Report: US rail spilled more oil in 2013 than in past 37 years combined
More crude oil was spilled in US rail incidents last year than during the previous 37 years, according to a new government analysis. Oil by rail transport has become more popular as pipeline capacity has fallen behind increases in oil production during the North American shale boom.
A new analysis of data from the Pipeline and Hazardous Materials Safety Administration (PHMSA) has shown that more crude oil was spilled in US rail incidents last year than during the previous 37 years, since the federal government began to collect data on rail spills.

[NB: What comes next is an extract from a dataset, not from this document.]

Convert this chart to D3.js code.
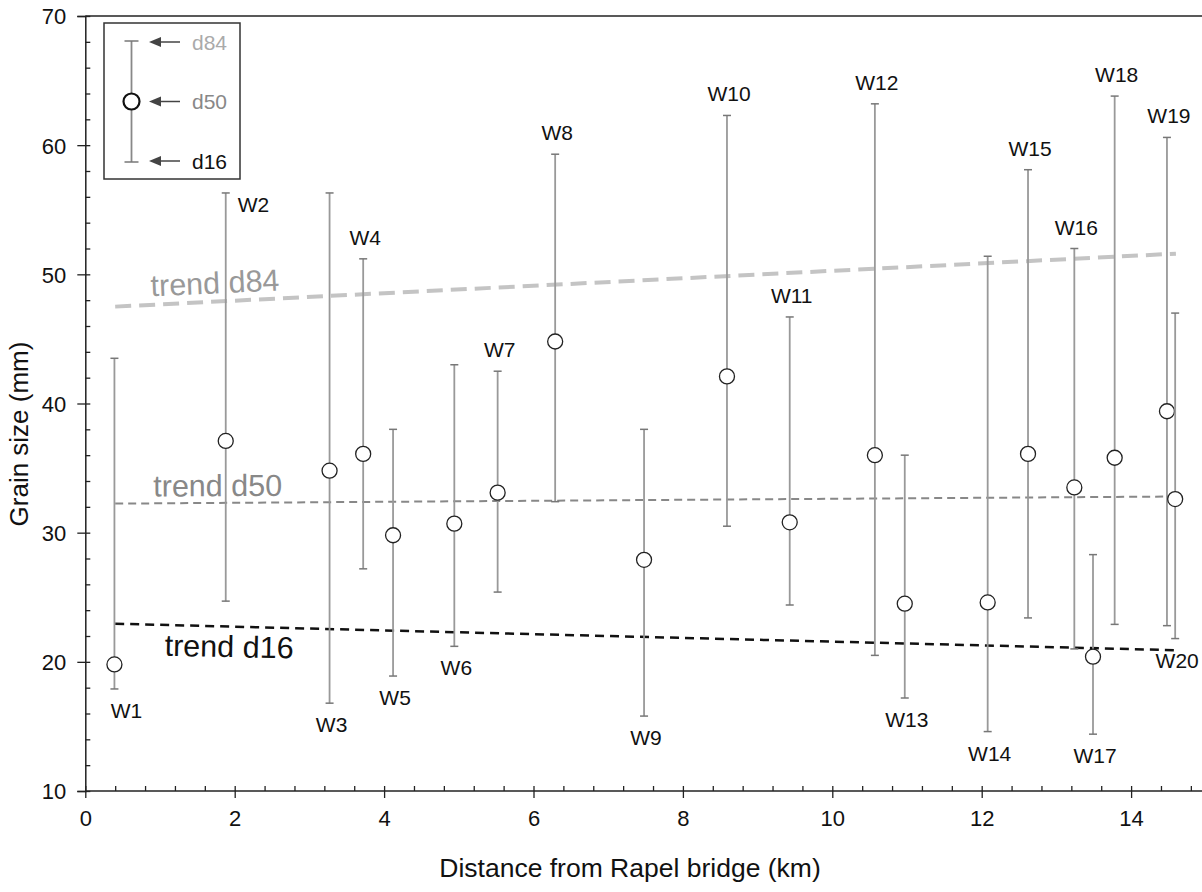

The data suggests that in 2013 more than 1.15 million gallons of crude oil was spilled from rail cars. This includes the major derailment in Aliceville, Alabama on the 8th of November when 748,800 gallons spilt as the train derailed in a swampy area and burst into flames, but not yet the derailment in Casselton, North Dakota 30th of December, for which the PHMSA have yet to receive data, although it is estimated to be in the region of 400,000 gallons. Nor does this figure include spills that occurred in Canada, where the 6th of July derailment in Lac-Megantic, Quebec spilled an estimated 1.5 million plus gallons of crude oil.
In contrast to 2013, the total crude oil spilled from 1975, when federal records began, to 2012 was 800,000 gallons. In fact in eight of those years not one drop of crude oil was spilt, and in five only one gallon or less was spilt. (Related article: DOT-111 Safety Major Issue in Crude-By-Rail Debate)
The increase noted last year is due to the fact delivering oil by rail has become a much more popular choice of transport as pipeline capacity has been unable to keep pace with the increases in oil production during the North American shale boom. The Association of American Railroads has estimated that 400,000 carloads of crude oil were shipped last year, and with each car holding 28,800 gallons that totals more than 11.5 billion gallons.
Out of a total 11.5 billion gallons transported by rail, to only spill 1.15 million gallons equals a 99.99 percent success rate, but 1.15 billion is still a large amount.
Other than the vast increase in the amount of crude transported by rail, another potential reason for the increase in spills is that until just a few years ago crude oil carrying trains were not 80-100 cars long as they are today.
Last week, the Washington regulators of crude oil shipments transported by rail met with representatives from the railroad and oil industry in order to discuss changes to how crude oil is shipped by rail, including new designs for tanker cars, appropriate driving speeds, and ideal routes to take. The changes are expected to be announced within the next 30 days.